___ Dataset section ___

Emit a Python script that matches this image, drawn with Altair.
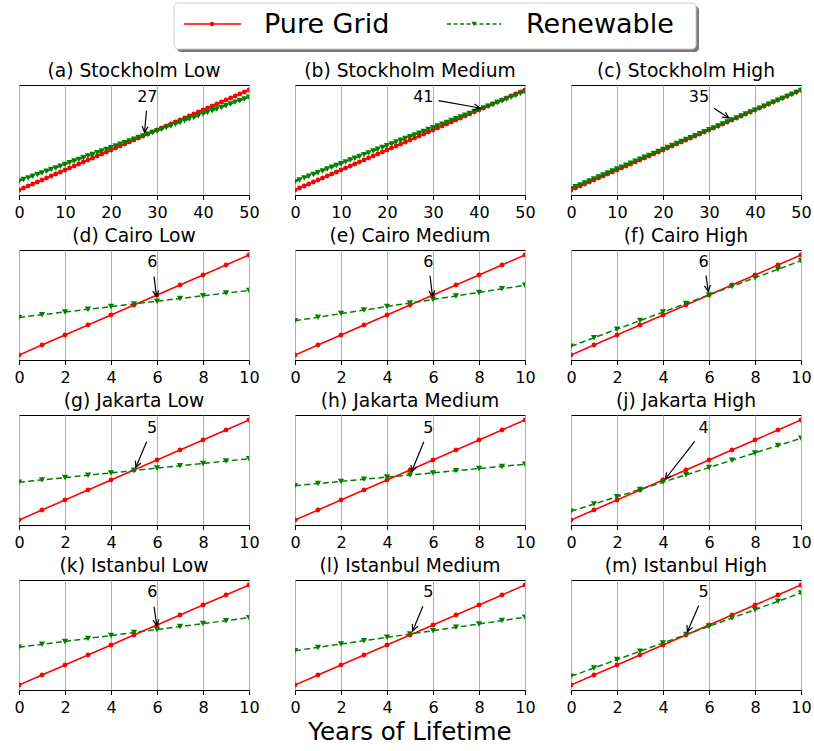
import math
import altair as alt
import pandas as pd

# ---------------- data (arbitrary cost units) ----------------
years_long = [0, 1, 2, 3, 4, 5, 6, 7, 8, 9, 10, 11, 12, 13, 14, 15, 16, 17, 18, 19, 20,
              21, 22, 23, 24, 25, 26, 27, 28, 29, 30, 31, 32, 33, 34, 35, 36, 37, 38, 39, 40,
              41, 42, 43, 44, 45, 46, 47, 48, 49, 50]
years_short = [0, 1, 2, 3, 4, 5, 6, 7, 8, 9, 10]

red_long = [0, 2, 4, 6, 8, 10, 12, 14, 16, 18, 20, 22, 24, 26, 28, 30, 32, 34, 36, 38, 40,
            42, 44, 46, 48, 50, 52, 54, 56, 58, 60, 62, 64, 66, 68, 70, 72, 74, 76, 78, 80,
            82, 84, 86, 88, 90, 92, 94, 96, 98, 100]
red_short = [0, 10, 20, 30, 40, 50, 60, 70, 80, 90, 100]

green_a = [8.7, 10.4, 12.1, 13.7, 15.4, 17.1, 18.8, 20.5, 22.1, 23.8, 25.5, 27.2, 28.9, 30.5,
           32.2, 33.9, 35.6, 37.3, 38.9, 40.6, 42.3, 44.0, 45.7, 47.3, 49.0, 50.7, 52.4, 54.1,
           55.7, 57.4, 59.1, 60.8, 62.5, 64.1, 65.8, 67.5, 69.2, 70.9, 72.5, 74.2, 75.9, 77.6,
           79.3, 80.9, 82.6, 84.3, 86.0, 87.7, 89.3, 91.0, 92.7]
green_b = [8.3, 10.1, 11.9, 13.7, 15.5, 17.3, 19.1, 20.9, 22.7, 24.5, 26.3, 28.1, 29.9, 31.7,
           33.5, 35.3, 37.1, 38.9, 40.7, 42.5, 44.3, 46.1, 47.9, 49.7, 51.5, 53.3, 55.1, 56.8,
           58.6, 60.4, 62.2, 64.0, 65.8, 67.6, 69.4, 71.2, 73.0, 74.8, 76.6, 78.4, 80.2, 82.0,
           83.8, 85.6, 87.4, 89.2, 91.0, 92.8, 94.6, 96.4, 98.2]
green_c = [1.2, 3.2, 5.1, 7.1, 9.1, 11.0, 13.0, 15.0, 16.9, 18.9, 20.9, 22.8, 24.8, 26.8,
           28.7, 30.7, 32.7, 34.6, 36.6, 38.6, 40.5, 42.5, 44.5, 46.4, 48.4, 50.4, 52.3, 54.3,
           56.2, 58.2, 60.2, 62.1, 64.1, 66.1, 68.0, 70.0, 72.0, 73.9, 75.9, 77.9, 79.8, 81.8,
           83.8, 85.7, 87.7, 89.7, 91.6, 93.6, 95.6, 97.5, 99.5]
green_d = [37.6, 40.3, 43.0, 45.7, 48.4, 51.1, 53.8, 56.5, 59.2, 61.9, 64.6]
green_e = [34.3, 37.8, 41.4, 44.9, 48.5, 52.0, 55.5, 59.1, 62.6, 66.2, 69.7]
green_f = [8.7, 17.3, 25.8, 34.4, 42.9, 51.5, 60.1, 68.6, 77.2, 85.7, 94.3]
green_g = [37.7, 40.1, 42.4, 44.8, 47.1, 49.5, 51.9, 54.2, 56.6, 58.9, 61.3]
green_h = [34.3, 36.4, 38.6, 40.7, 42.9, 45.0, 47.1, 49.3, 51.4, 53.6, 55.7]
green_j = [8.7, 16.0, 23.3, 30.6, 37.9, 45.2, 52.5, 59.8, 67.1, 74.4, 81.7]
green_k = [37.7, 40.7, 43.6, 46.6, 49.5, 52.5, 55.5, 58.4, 61.4, 64.3, 67.3]
green_l = [34.3, 37.6, 41.0, 44.3, 47.7, 51.0, 54.3, 57.7, 61.0, 64.4, 67.7]
green_m = [8.7, 17.0, 25.4, 33.7, 42.0, 50.4, 58.7, 67.0, 75.3, 83.7, 92.0]

greens = [green_a, green_b, green_c, green_d, green_e, green_f,
          green_g, green_h, green_j, green_k, green_l, green_m]

titles = ["(a) Stockholm Low", "(b) Stockholm Medium", "(c) Stockholm High",
          "(d) Cairo Low", "(e) Cairo Medium", "(f) Cairo High",
          "(g) Jakarta Low", "(h) Jakarta Medium", "(j) Jakarta High",
          "(k) Istanbul Low", "(l) Istanbul Medium", "(m) Istanbul High"]

# break-even annotations
ann_labels = ["27", "41", "35", "6", "6", "6", "5", "5", "4", "6", "5", "5"]
ann_text_x = [27.9, 27.9, 27.8, 5.8, 5.8, 5.77, 5.79, 5.8, 5.77, 5.8, 5.8, 5.77]
ann_text_y = [92.7, 92.7, 92.7, 92.6, 92.7, 92.7, 91.7, 91.7, 92.0, 92.7, 92.7, 92.7]
ann_tail_x = [27.7, 31.2, 31.1, 5.87, 5.87, 5.87, 5.55, 5.6, 5.38, 5.87, 5.56, 5.55]
ann_tail_y = [79.3, 89.3, 81.7, 78.3, 79.3, 79.3, 78.3, 78.3, 78.7, 78.3, 78.7, 79.3]
ann_tip_x = [27.3, 40.2, 34.3, 5.98, 5.98, 5.97, 5.08, 5.07, 4.1, 5.99, 5.12, 5.06]
ann_tip_y = [57.7, 82.0, 72.0, 58.3, 58.3, 63.7, 52.7, 48.3, 41.0, 59.3, 54.3, 53.3]

series_names = ["Pure Grid", "Renewable"]
x_title = "Years of Lifetime"

# ---------------- layout / style ----------------
W, H = 230, 110
Y_DOMAIN = [-5, 105]
FONT = "DejaVu Sans"
RED = "#ff0000"
GREEN = "#008000"
ARROW_PATH = "M -0.5 1 L 0 0 L 0.5 1"


def legend_layers():
    df = pd.DataFrame({"series": series_names})
    base = alt.Chart(df)
    one = base.transform_filter(alt.datum.series == series_names[0])
    two = base.transform_filter(alt.datum.series == series_names[1])
    # legend placed relative to panel (b)'s plot origin
    shadow = one.mark_rect(color="#7a7a7a", cornerRadius=4).encode(
        x=alt.value(-118), x2=alt.value(404), y=alt.value(-79), y2=alt.value(-33))
    box = one.mark_rect(fill="white", stroke="#cccccc", strokeWidth=1, cornerRadius=4).encode(
        x=alt.value(-121), x2=alt.value(401), y=alt.value(-82), y2=alt.value(-36))
    l1 = one.mark_rule(color=RED, strokeWidth=1.5).encode(
        x=alt.value(-111), x2=alt.value(-54), y=alt.value(-61))
    p1 = one.mark_point(shape="circle", filled=True, color=RED, size=20, opacity=1).encode(
        x=alt.value(-83), y=alt.value(-61))
    t1 = one.mark_text(align="left", baseline="middle", fontSize=27, font=FONT, color="black").encode(
        x=alt.value(-31), y=alt.value(-60), text="series:N")
    l2 = two.mark_rule(color=GREEN, strokeWidth=1.5, strokeDash=[4, 2.5]).encode(
        x=alt.value(152), x2=alt.value(206), y=alt.value(-61))
    p2 = two.mark_point(shape="triangle-down", filled=True, color=GREEN, size=28, opacity=1).encode(
        x=alt.value(179), y=alt.value(-61))
    t2 = two.mark_text(align="left", baseline="middle", fontSize=27, font=FONT, color="black").encode(
        x=alt.value(231), y=alt.value(-60), text="series:N")
    return [shadow, box, l1, p1, t1, l2, p2, t2]


def panel(i):
    long = i < 3
    xs = years_long if long else years_short
    red = red_long if long else red_short
    green = greens[i]
    xmax = 50 if long else 10
    step = 10 if long else 2
    ticks = [v for v in xs if v % step == 0]

    df = pd.DataFrame({
        "year": xs + xs,
        "value": red + green,
        "series": [series_names[0]] * len(xs) + [series_names[1]] * len(xs),
    })
    x = alt.X("year:Q", title=None,
              scale=alt.Scale(domain=[0, xmax], nice=False, zero=False),
              axis=alt.Axis(values=ticks, grid=True, labelFlush=False, labelOverlap=False,
                            format="d"))
    y = alt.Y("value:Q", scale=alt.Scale(domain=Y_DOMAIN, nice=False), axis=None)

    base = alt.Chart(df)
    red_df = base.transform_filter(alt.datum.series == series_names[0])
    green_df = base.transform_filter(alt.datum.series == series_names[1])

    red_line = red_df.mark_line(color=RED, strokeWidth=1.5, clip=True).encode(x=x, y=y)
    red_pts = red_df.mark_point(shape="circle", filled=True, color=RED, size=24, opacity=1,
                                clip=True).encode(x=x, y=y)
    green_line = green_df.mark_line(color=GREEN, strokeWidth=1.5, strokeDash=[6, 3.3],
                                    clip=True).encode(x=x, y=y)
    green_pts = green_df.mark_point(shape="triangle-down", filled=True, color=GREEN, size=40,
                                    opacity=1, clip=True).encode(x=x, y=y)

    ann_df = pd.DataFrame({
        "label": [ann_labels[i]],
        "tx": [ann_text_x[i]], "ty": [ann_text_y[i]],
        "sx": [ann_tail_x[i]], "sy": [ann_tail_y[i]],
        "ex": [ann_tip_x[i]], "ey": [ann_tip_y[i]],
    })
    sx_scale = alt.Scale(domain=[0, xmax], nice=False, zero=False)
    sy_scale = alt.Scale(domain=Y_DOMAIN, nice=False)
    abase = alt.Chart(ann_df)
    dx = (ann_tip_x[i] - ann_tail_x[i]) * W / xmax
    dy = -(ann_tip_y[i] - ann_tail_y[i]) * H / (Y_DOMAIN[1] - Y_DOMAIN[0])
    ang = math.degrees(math.atan2(dx, -dy)) % 360

    ann_text = abase.mark_text(fontSize=16, font=FONT, color="black", baseline="middle",
                               align="center").encode(
        x=alt.X("tx:Q", scale=sx_scale), y=alt.Y("ty:Q", scale=sy_scale), text="label:N")
    ann_line = abase.mark_rule(color="black", strokeWidth=1.2).encode(
        x=alt.X("sx:Q", scale=sx_scale), y=alt.Y("sy:Q", scale=sy_scale),
        x2="ex:Q", y2="ey:Q")
    ann_head = abase.mark_point(shape=ARROW_PATH, filled=False, color="black", strokeWidth=1.2,
                                size=144, opacity=1, angle=ang).encode(
        x=alt.X("ex:Q", scale=sx_scale), y=alt.Y("ey:Q", scale=sy_scale))

    title_layer = alt.Chart(pd.DataFrame({"t": [titles[i]]})).mark_text(
        fontSize=18.7, font=FONT, color="black", baseline="alphabetic", align="center"
    ).encode(x=alt.value(W / 2), y=alt.value(-8), text="t:N")

    layers = [red_line, green_line, red_pts, green_pts, ann_line, ann_head, ann_text, title_layer]
    if i == 1:
        layers += legend_layers()
    if i == 10:
        layers.append(
            alt.Chart(pd.DataFrame({"t": [x_title]})).mark_text(
                fontSize=24.5, font=FONT, color="black", baseline="middle", align="center"
            ).encode(x=alt.value(W / 2), y=alt.value(153), text="t:N"))

    return alt.layer(*layers).properties(width=W, height=H)


panels = [panel(i) for i in range(12)]

chart = alt.concat(*panels, columns=3, spacing={"row": 55, "column": 46}, bounds="flush").properties(
    padding={"left": 13, "top": 2, "right": 0, "bottom": 0},
    background="white",
).configure_view(
    stroke="black", strokeWidth=1
).configure_axis(
    domainColor="black", domainWidth=1, tickColor="black", tickSize=4.5, tickWidth=1,
    labelColor="black", labelFont=FONT, labelFontSize=16, labelPadding=5,
    gridColor="#b0b0b0", gridWidth=1,
)

chart.save("out.html", embed_options={"renderer": "svg", "actions": False})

___

■ Work to do ■
Repeat the lines above, starting at the first and stopping after the line that holds "7, 8, 9, 10]", with the pictures left out.

■ The reply ■
Emit a Python script that matches this image, drawn with Altair.
import math
import altair as alt
import pandas as pd

# ---------------- data (arbitrary cost units) ----------------
years_long = [0, 1, 2, 3, 4, 5, 6, 7, 8, 9, 10, 11, 12, 13, 14, 15, 16, 17, 18, 19, 20,
              21, 22, 23, 24, 25, 26, 27, 28, 29, 30, 31, 32, 33, 34, 35, 36, 37, 38, 39, 40,
              41, 42, 43, 44, 45, 46, 47, 48, 49, 50]
years_short = [0, 1, 2, 3, 4, 5, 6, 7, 8, 9, 10]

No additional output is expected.